Your objective:
The line containing "import * as" marks the end: extract everything from the first line of the data through that line, exactly, with no pictures.

Material provided:
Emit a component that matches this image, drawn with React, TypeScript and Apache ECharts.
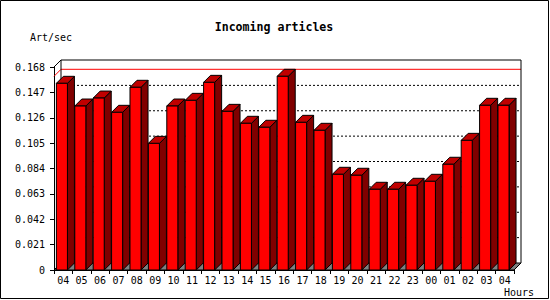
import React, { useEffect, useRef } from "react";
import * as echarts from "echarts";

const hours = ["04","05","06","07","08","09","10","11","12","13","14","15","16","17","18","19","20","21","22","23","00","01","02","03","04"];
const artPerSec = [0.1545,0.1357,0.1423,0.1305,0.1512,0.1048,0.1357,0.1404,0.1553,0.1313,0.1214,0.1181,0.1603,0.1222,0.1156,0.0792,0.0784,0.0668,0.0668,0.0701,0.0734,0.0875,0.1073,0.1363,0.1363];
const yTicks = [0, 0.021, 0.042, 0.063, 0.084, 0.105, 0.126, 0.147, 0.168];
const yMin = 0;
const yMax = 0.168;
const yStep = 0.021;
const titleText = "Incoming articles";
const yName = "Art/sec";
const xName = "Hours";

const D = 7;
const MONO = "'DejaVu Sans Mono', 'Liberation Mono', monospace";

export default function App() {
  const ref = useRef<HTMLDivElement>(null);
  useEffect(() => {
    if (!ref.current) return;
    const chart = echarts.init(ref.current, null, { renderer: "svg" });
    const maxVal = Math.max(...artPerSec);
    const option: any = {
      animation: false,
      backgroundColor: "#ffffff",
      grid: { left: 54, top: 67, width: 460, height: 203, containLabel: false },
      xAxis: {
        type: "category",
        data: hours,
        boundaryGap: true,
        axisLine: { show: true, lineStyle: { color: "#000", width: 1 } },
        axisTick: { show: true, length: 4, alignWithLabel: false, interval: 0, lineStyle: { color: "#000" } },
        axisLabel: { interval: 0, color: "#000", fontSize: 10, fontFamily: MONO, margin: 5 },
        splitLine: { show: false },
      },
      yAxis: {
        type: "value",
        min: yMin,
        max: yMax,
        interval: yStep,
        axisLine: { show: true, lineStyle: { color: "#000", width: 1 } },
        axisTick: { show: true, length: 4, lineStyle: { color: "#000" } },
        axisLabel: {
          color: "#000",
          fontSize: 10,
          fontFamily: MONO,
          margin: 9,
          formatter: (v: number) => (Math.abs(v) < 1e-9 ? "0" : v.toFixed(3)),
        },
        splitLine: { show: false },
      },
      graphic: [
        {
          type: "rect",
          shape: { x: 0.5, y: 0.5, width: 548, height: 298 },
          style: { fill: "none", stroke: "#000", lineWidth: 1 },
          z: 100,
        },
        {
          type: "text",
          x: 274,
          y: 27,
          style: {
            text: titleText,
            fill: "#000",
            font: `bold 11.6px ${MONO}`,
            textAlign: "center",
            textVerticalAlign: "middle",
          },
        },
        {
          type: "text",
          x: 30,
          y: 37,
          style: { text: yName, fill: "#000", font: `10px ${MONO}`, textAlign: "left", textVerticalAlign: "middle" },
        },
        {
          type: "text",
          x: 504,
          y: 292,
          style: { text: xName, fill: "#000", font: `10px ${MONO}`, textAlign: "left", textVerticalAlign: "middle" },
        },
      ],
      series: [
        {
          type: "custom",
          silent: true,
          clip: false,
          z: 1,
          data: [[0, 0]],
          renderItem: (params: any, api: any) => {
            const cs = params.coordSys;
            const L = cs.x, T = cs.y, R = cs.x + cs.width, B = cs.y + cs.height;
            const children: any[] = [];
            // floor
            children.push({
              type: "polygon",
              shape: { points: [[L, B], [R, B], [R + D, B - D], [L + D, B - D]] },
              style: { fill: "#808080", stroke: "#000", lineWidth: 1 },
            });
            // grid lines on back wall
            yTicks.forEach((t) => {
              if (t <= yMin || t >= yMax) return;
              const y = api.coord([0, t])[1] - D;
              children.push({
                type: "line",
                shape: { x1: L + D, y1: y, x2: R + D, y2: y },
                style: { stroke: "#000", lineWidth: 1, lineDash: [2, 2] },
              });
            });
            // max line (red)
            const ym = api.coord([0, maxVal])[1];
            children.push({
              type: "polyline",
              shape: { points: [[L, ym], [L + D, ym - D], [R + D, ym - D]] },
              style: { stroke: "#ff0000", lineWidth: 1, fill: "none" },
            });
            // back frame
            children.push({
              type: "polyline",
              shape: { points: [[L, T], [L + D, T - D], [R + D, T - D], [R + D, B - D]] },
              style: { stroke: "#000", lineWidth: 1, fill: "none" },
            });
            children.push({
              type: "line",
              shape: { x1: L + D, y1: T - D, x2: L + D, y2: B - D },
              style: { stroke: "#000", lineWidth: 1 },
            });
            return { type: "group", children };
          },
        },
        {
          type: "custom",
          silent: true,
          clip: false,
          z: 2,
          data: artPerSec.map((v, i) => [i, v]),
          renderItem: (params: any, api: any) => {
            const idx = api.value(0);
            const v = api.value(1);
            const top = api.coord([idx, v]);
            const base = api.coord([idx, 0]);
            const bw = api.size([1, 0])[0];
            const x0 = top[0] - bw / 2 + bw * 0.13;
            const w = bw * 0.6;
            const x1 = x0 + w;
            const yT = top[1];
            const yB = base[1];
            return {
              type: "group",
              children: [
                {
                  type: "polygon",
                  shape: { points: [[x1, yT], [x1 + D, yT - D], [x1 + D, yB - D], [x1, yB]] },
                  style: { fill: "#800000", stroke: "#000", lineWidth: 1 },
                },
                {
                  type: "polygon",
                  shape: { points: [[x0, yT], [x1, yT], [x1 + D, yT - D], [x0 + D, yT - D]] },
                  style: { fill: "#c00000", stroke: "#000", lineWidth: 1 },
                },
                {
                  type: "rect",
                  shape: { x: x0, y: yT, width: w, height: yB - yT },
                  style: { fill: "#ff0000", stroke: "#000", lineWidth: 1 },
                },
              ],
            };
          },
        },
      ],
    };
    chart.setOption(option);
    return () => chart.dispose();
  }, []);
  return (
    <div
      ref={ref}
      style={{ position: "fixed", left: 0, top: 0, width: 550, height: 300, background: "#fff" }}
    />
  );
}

Response:
Emit a component that matches this image, drawn with React, TypeScript and Apache ECharts.
import React, { useEffect, useRef } from "react";
import * as echarts from "echarts";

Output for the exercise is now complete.